> **The exercise**
Pictures do not belong in your copy. Repeat all the other data exactly.

— BEGIN Data for processing —

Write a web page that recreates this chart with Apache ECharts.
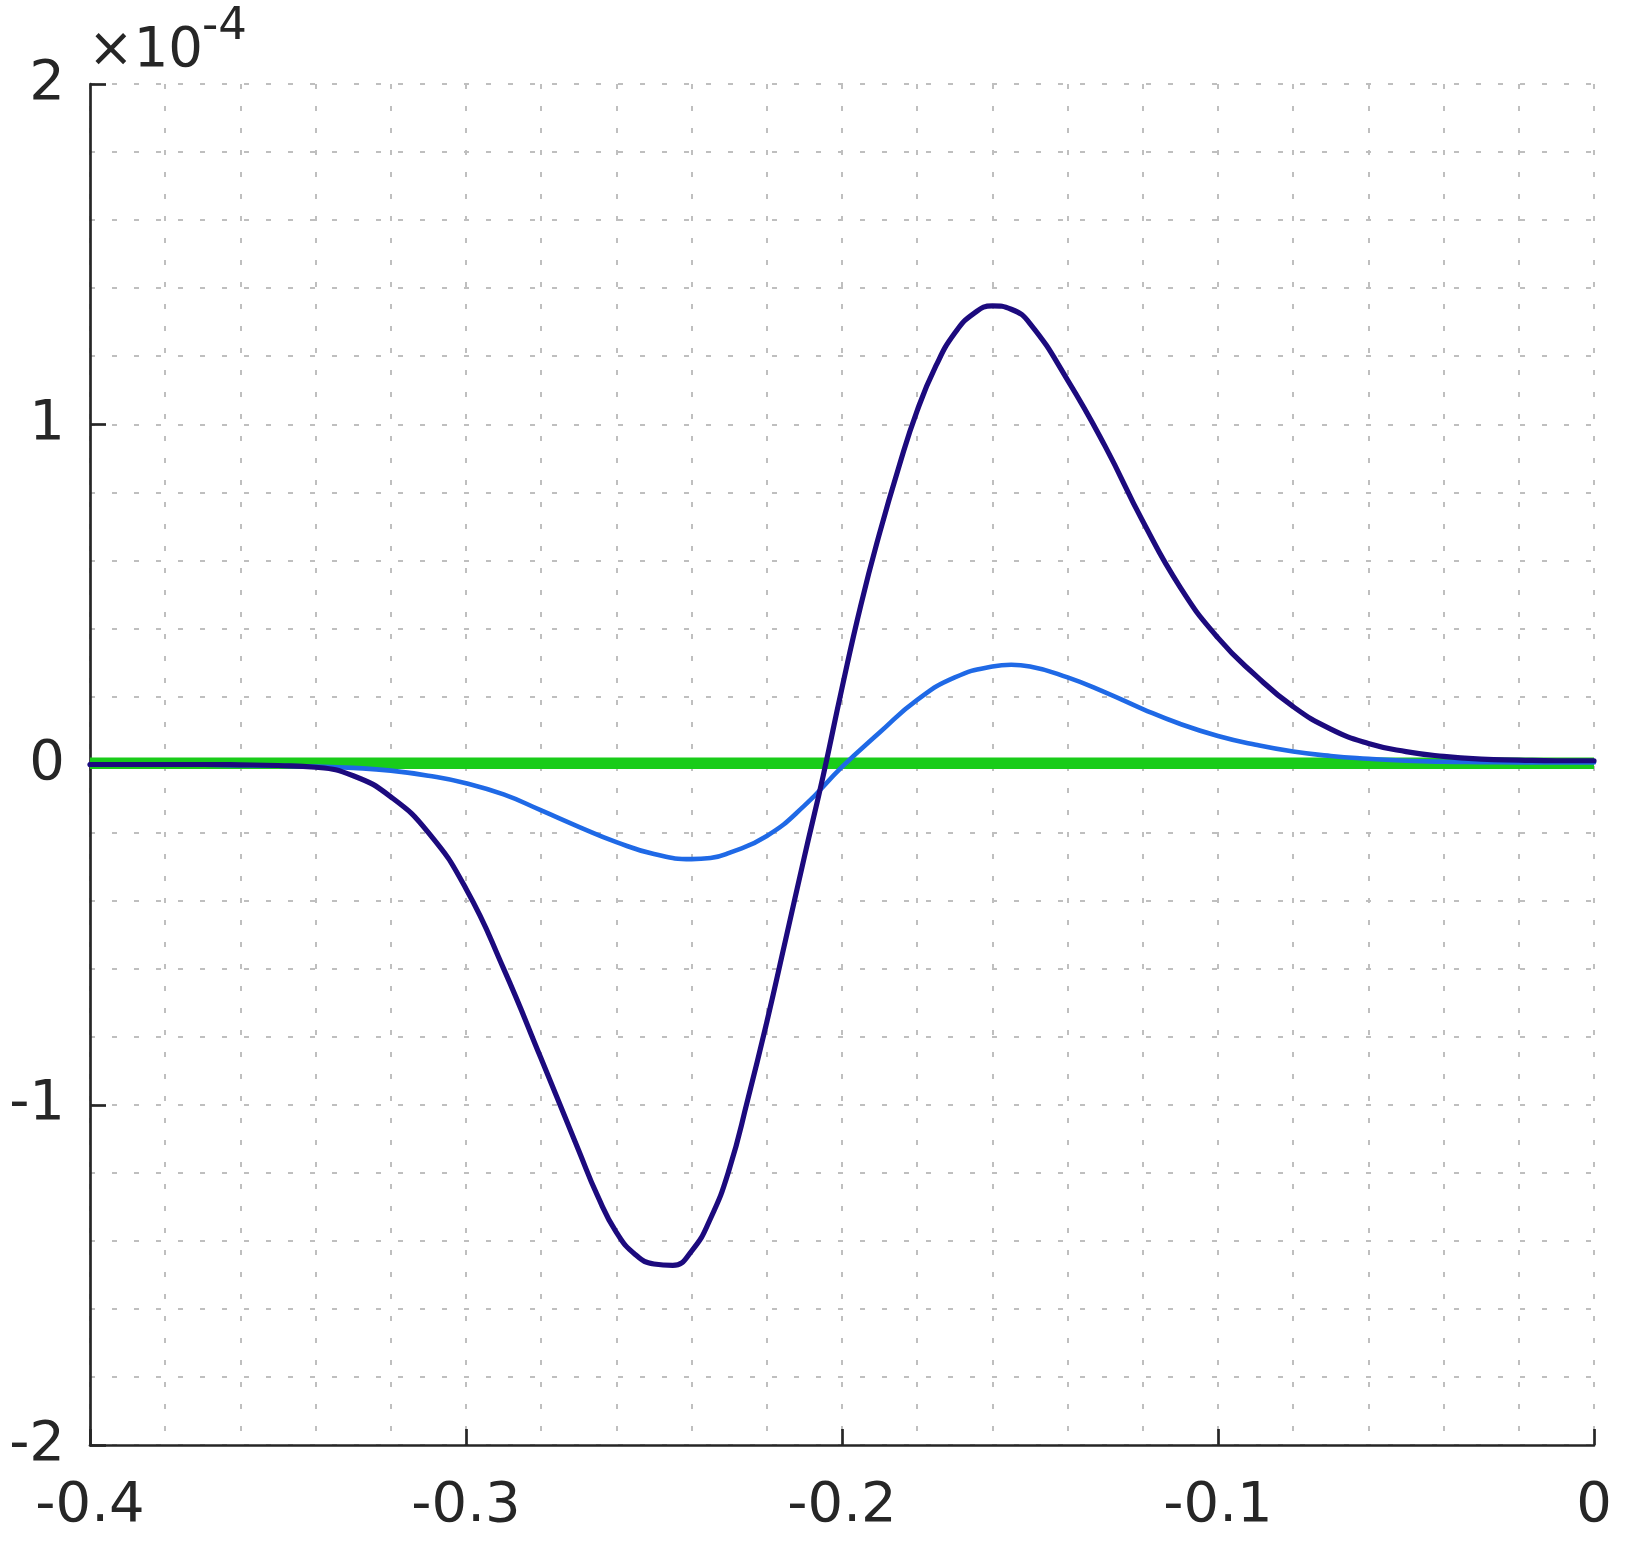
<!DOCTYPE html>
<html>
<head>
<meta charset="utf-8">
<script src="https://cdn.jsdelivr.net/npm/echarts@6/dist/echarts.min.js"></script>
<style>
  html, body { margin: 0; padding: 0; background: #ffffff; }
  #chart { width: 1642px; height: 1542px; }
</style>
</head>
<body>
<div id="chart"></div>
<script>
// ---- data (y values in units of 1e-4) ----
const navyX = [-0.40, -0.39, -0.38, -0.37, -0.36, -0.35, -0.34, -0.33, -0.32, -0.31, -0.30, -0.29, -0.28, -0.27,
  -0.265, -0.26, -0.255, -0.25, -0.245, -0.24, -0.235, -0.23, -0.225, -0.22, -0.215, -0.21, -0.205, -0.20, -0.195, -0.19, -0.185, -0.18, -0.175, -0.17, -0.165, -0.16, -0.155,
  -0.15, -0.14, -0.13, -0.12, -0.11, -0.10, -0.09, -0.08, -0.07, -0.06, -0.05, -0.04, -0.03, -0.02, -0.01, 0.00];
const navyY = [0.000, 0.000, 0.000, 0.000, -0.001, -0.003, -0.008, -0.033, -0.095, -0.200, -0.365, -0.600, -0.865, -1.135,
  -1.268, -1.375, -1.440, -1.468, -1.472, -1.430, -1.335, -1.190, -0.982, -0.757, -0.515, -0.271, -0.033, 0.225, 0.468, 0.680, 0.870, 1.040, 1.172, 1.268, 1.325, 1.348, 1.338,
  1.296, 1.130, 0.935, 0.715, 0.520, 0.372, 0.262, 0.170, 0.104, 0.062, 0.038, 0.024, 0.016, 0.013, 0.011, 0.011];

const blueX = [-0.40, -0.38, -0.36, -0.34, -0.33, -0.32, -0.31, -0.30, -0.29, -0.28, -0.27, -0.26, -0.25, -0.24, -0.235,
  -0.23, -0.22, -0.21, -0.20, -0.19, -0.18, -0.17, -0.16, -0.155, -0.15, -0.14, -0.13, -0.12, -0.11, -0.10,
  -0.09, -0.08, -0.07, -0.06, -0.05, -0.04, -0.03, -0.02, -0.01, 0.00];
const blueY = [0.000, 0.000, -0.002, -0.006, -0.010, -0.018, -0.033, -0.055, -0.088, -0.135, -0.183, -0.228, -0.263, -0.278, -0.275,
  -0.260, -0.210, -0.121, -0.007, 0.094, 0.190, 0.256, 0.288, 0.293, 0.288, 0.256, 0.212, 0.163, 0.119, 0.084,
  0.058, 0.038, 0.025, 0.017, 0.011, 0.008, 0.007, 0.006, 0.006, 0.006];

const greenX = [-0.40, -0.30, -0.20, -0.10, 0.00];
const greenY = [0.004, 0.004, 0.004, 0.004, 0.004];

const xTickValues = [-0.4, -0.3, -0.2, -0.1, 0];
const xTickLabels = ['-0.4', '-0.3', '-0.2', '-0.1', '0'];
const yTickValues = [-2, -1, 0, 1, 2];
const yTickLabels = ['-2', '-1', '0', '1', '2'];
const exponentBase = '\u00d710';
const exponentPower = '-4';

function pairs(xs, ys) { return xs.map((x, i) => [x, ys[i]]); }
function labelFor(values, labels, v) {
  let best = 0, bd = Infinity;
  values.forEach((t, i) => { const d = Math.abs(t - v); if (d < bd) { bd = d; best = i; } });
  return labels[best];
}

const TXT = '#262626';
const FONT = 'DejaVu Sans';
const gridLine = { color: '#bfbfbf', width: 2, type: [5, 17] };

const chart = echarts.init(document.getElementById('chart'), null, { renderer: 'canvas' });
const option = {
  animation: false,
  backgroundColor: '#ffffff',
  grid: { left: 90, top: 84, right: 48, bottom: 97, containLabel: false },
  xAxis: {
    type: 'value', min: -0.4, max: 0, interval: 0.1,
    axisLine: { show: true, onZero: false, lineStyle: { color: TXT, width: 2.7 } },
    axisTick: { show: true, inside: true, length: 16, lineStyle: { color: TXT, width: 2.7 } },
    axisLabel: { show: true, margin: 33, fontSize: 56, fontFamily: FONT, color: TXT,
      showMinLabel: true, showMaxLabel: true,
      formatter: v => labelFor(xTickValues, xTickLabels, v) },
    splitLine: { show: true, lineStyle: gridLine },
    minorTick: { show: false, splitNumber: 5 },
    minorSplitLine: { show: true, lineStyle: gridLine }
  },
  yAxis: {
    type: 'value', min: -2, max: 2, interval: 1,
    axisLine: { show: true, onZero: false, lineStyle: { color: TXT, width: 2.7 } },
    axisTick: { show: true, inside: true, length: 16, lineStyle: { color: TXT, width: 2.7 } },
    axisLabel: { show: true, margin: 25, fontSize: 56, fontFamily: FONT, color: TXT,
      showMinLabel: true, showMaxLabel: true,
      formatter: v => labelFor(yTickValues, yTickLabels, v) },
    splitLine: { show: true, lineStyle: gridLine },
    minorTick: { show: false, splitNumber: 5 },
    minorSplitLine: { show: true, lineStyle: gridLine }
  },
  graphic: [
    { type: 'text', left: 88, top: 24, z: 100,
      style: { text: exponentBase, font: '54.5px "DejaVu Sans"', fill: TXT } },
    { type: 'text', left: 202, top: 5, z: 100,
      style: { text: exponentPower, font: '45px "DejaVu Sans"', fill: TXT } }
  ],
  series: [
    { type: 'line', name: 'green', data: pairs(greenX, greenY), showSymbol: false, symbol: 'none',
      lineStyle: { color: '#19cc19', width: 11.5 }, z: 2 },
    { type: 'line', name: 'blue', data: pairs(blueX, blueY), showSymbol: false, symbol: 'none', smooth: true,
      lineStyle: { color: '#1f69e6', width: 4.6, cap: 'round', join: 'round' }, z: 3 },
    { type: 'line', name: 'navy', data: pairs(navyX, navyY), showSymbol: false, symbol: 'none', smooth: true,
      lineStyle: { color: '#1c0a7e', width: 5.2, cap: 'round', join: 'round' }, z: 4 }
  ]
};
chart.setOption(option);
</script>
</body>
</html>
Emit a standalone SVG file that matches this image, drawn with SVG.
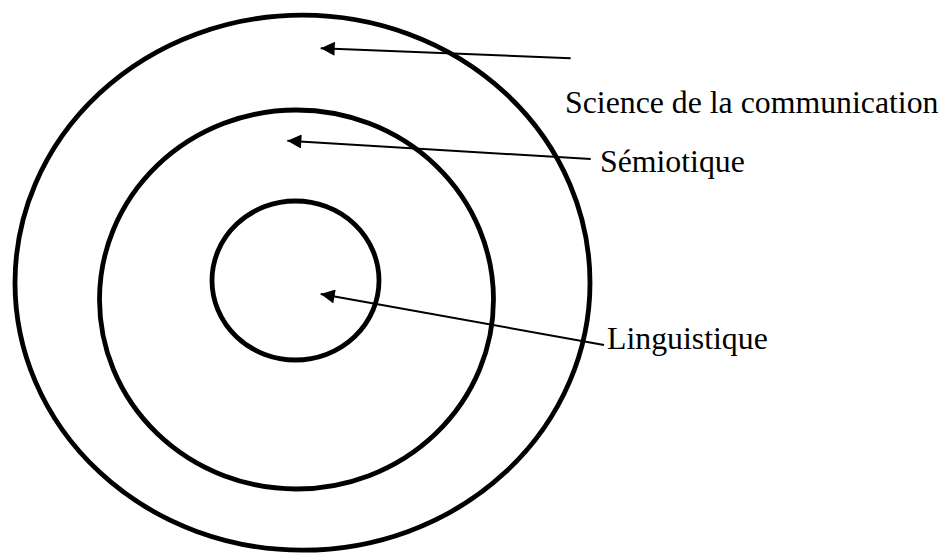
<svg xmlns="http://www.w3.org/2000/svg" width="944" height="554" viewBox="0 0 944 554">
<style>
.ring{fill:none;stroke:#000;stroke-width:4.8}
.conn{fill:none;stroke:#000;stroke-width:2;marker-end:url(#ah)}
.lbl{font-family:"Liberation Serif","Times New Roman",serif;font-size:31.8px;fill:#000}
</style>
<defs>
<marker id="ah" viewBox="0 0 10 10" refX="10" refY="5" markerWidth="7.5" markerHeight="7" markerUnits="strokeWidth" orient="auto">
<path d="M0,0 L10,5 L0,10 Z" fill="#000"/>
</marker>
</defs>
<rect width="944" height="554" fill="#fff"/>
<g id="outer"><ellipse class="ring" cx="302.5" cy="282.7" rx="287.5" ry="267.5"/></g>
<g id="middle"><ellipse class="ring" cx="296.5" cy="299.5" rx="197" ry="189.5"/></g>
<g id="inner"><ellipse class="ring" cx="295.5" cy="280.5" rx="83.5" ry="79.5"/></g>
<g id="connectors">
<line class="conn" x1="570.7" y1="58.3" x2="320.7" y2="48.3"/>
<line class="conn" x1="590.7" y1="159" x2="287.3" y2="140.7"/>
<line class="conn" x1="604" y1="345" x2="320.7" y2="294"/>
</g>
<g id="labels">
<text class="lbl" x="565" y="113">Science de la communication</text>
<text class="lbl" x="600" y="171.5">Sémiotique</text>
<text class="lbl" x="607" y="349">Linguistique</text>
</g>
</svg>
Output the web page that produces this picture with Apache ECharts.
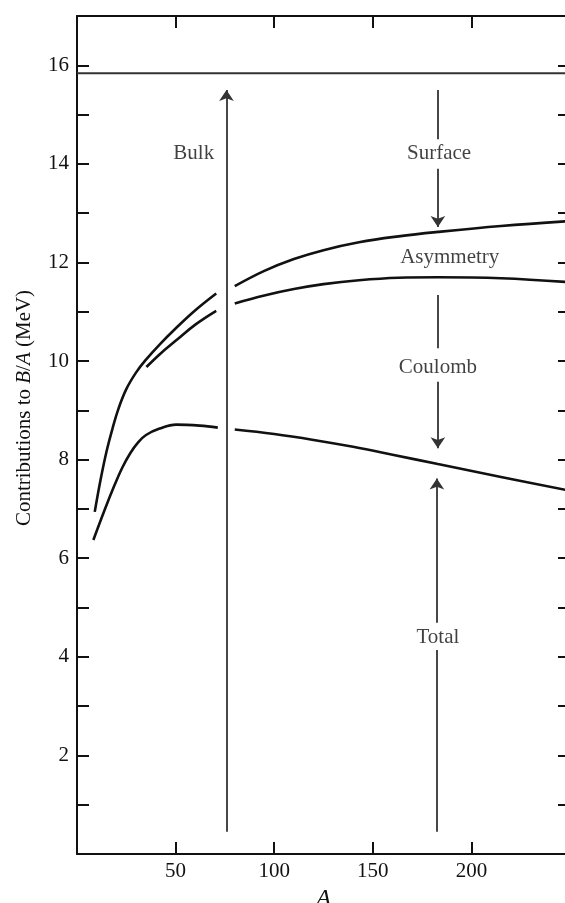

— END Data for processing —

> **Task output**
Write a web page that recreates this chart with Apache ECharts.
<!DOCTYPE html>
<html>
<head>
<meta charset="utf-8">
<script src="https://cdn.jsdelivr.net/npm/echarts@6/dist/echarts.min.js"></script>
<style>
  html, body { margin: 0; padding: 0; background: #ffffff; }
  #chart { width: 1642px; height: 1542px; }
</style>
</head>
<body>
<div id="chart"></div>
<script>
// ---- data (y values in units of 1e-4) ----
const navyX = [-0.40, -0.39, -0.38, -0.37, -0.36, -0.35, -0.34, -0.33, -0.32, -0.31, -0.30, -0.29, -0.28, -0.27,
  -0.265, -0.26, -0.255, -0.25, -0.245, -0.24, -0.235, -0.23, -0.225, -0.22, -0.215, -0.21, -0.205, -0.20, -0.195, -0.19, -0.185, -0.18, -0.175, -0.17, -0.165, -0.16, -0.155,
  -0.15, -0.14, -0.13, -0.12, -0.11, -0.10, -0.09, -0.08, -0.07, -0.06, -0.05, -0.04, -0.03, -0.02, -0.01, 0.00];
const navyY = [0.000, 0.000, 0.000, 0.000, -0.001, -0.003, -0.008, -0.033, -0.095, -0.200, -0.365, -0.600, -0.865, -1.135,
  -1.268, -1.375, -1.440, -1.468, -1.472, -1.430, -1.335, -1.190, -0.982, -0.757, -0.515, -0.271, -0.033, 0.225, 0.468, 0.680, 0.870, 1.040, 1.172, 1.268, 1.325, 1.348, 1.338,
  1.296, 1.130, 0.935, 0.715, 0.520, 0.372, 0.262, 0.170, 0.104, 0.062, 0.038, 0.024, 0.016, 0.013, 0.011, 0.011];

const blueX = [-0.40, -0.38, -0.36, -0.34, -0.33, -0.32, -0.31, -0.30, -0.29, -0.28, -0.27, -0.26, -0.25, -0.24, -0.235,
  -0.23, -0.22, -0.21, -0.20, -0.19, -0.18, -0.17, -0.16, -0.155, -0.15, -0.14, -0.13, -0.12, -0.11, -0.10,
  -0.09, -0.08, -0.07, -0.06, -0.05, -0.04, -0.03, -0.02, -0.01, 0.00];
const blueY = [0.000, 0.000, -0.002, -0.006, -0.010, -0.018, -0.033, -0.055, -0.088, -0.135, -0.183, -0.228, -0.263, -0.278, -0.275,
  -0.260, -0.210, -0.121, -0.007, 0.094, 0.190, 0.256, 0.288, 0.293, 0.288, 0.256, 0.212, 0.163, 0.119, 0.084,
  0.058, 0.038, 0.025, 0.017, 0.011, 0.008, 0.007, 0.006, 0.006, 0.006];

const greenX = [-0.40, -0.30, -0.20, -0.10, 0.00];
const greenY = [0.004, 0.004, 0.004, 0.004, 0.004];

const xTickValues = [-0.4, -0.3, -0.2, -0.1, 0];
const xTickLabels = ['-0.4', '-0.3', '-0.2', '-0.1', '0'];
const yTickValues = [-2, -1, 0, 1, 2];
const yTickLabels = ['-2', '-1', '0', '1', '2'];
const exponentBase = '\u00d710';
const exponentPower = '-4';

function pairs(xs, ys) { return xs.map((x, i) => [x, ys[i]]); }
function labelFor(values, labels, v) {
  let best = 0, bd = Infinity;
  values.forEach((t, i) => { const d = Math.abs(t - v); if (d < bd) { bd = d; best = i; } });
  return labels[best];
}

const TXT = '#262626';
const FONT = 'DejaVu Sans';
const gridLine = { color: '#bfbfbf', width: 2, type: [5, 17] };

const chart = echarts.init(document.getElementById('chart'), null, { renderer: 'canvas' });
const option = {
  animation: false,
  backgroundColor: '#ffffff',
  grid: { left: 90, top: 84, right: 48, bottom: 97, containLabel: false },
  xAxis: {
    type: 'value', min: -0.4, max: 0, interval: 0.1,
    axisLine: { show: true, onZero: false, lineStyle: { color: TXT, width: 2.7 } },
    axisTick: { show: true, inside: true, length: 16, lineStyle: { color: TXT, width: 2.7 } },
    axisLabel: { show: true, margin: 33, fontSize: 56, fontFamily: FONT, color: TXT,
      showMinLabel: true, showMaxLabel: true,
      formatter: v => labelFor(xTickValues, xTickLabels, v) },
    splitLine: { show: true, lineStyle: gridLine },
    minorTick: { show: false, splitNumber: 5 },
    minorSplitLine: { show: true, lineStyle: gridLine }
  },
  yAxis: {
    type: 'value', min: -2, max: 2, interval: 1,
    axisLine: { show: true, onZero: false, lineStyle: { color: TXT, width: 2.7 } },
    axisTick: { show: true, inside: true, length: 16, lineStyle: { color: TXT, width: 2.7 } },
    axisLabel: { show: true, margin: 25, fontSize: 56, fontFamily: FONT, color: TXT,
      showMinLabel: true, showMaxLabel: true,
      formatter: v => labelFor(yTickValues, yTickLabels, v) },
    splitLine: { show: true, lineStyle: gridLine },
    minorTick: { show: false, splitNumber: 5 },
    minorSplitLine: { show: true, lineStyle: gridLine }
  },
  graphic: [
    { type: 'text', left: 88, top: 24, z: 100,
      style: { text: exponentBase, font: '54.5px "DejaVu Sans"', fill: TXT } },
    { type: 'text', left: 202, top: 5, z: 100,
      style: { text: exponentPower, font: '45px "DejaVu Sans"', fill: TXT } }
  ],
  series: [
    { type: 'line', name: 'green', data: pairs(greenX, greenY), showSymbol: false, symbol: 'none',
      lineStyle: { color: '#19cc19', width: 11.5 }, z: 2 },
    { type: 'line', name: 'blue', data: pairs(blueX, blueY), showSymbol: false, symbol: 'none', smooth: true,
      lineStyle: { color: '#1f69e6', width: 4.6, cap: 'round', join: 'round' }, z: 3 },
    { type: 'line', name: 'navy', data: pairs(navyX, navyY), showSymbol: false, symbol: 'none', smooth: true,
      lineStyle: { color: '#1c0a7e', width: 5.2, cap: 'round', join: 'round' }, z: 4 }
  ]
};
chart.setOption(option);
</script>
</body>
</html>
Emit a standalone SVG file that matches this image, drawn with SVG.
<svg xmlns="http://www.w3.org/2000/svg" width="944" height="554" viewBox="0 0 944 554">
<style>
.ring{fill:none;stroke:#000;stroke-width:4.8}
.conn{fill:none;stroke:#000;stroke-width:2;marker-end:url(#ah)}
.lbl{font-family:"Liberation Serif","Times New Roman",serif;font-size:31.8px;fill:#000}
</style>
<defs>
<marker id="ah" viewBox="0 0 10 10" refX="10" refY="5" markerWidth="7.5" markerHeight="7" markerUnits="strokeWidth" orient="auto">
<path d="M0,0 L10,5 L0,10 Z" fill="#000"/>
</marker>
</defs>
<rect width="944" height="554" fill="#fff"/>
<g id="outer"><ellipse class="ring" cx="302.5" cy="282.7" rx="287.5" ry="267.5"/></g>
<g id="middle"><ellipse class="ring" cx="296.5" cy="299.5" rx="197" ry="189.5"/></g>
<g id="inner"><ellipse class="ring" cx="295.5" cy="280.5" rx="83.5" ry="79.5"/></g>
<g id="connectors">
<line class="conn" x1="570.7" y1="58.3" x2="320.7" y2="48.3"/>
<line class="conn" x1="590.7" y1="159" x2="287.3" y2="140.7"/>
<line class="conn" x1="604" y1="345" x2="320.7" y2="294"/>
</g>
<g id="labels">
<text class="lbl" x="565" y="113">Science de la communication</text>
<text class="lbl" x="600" y="171.5">Sémiotique</text>
<text class="lbl" x="607" y="349">Linguistique</text>
</g>
</svg>
Output the web page that produces this picture with Apache ECharts.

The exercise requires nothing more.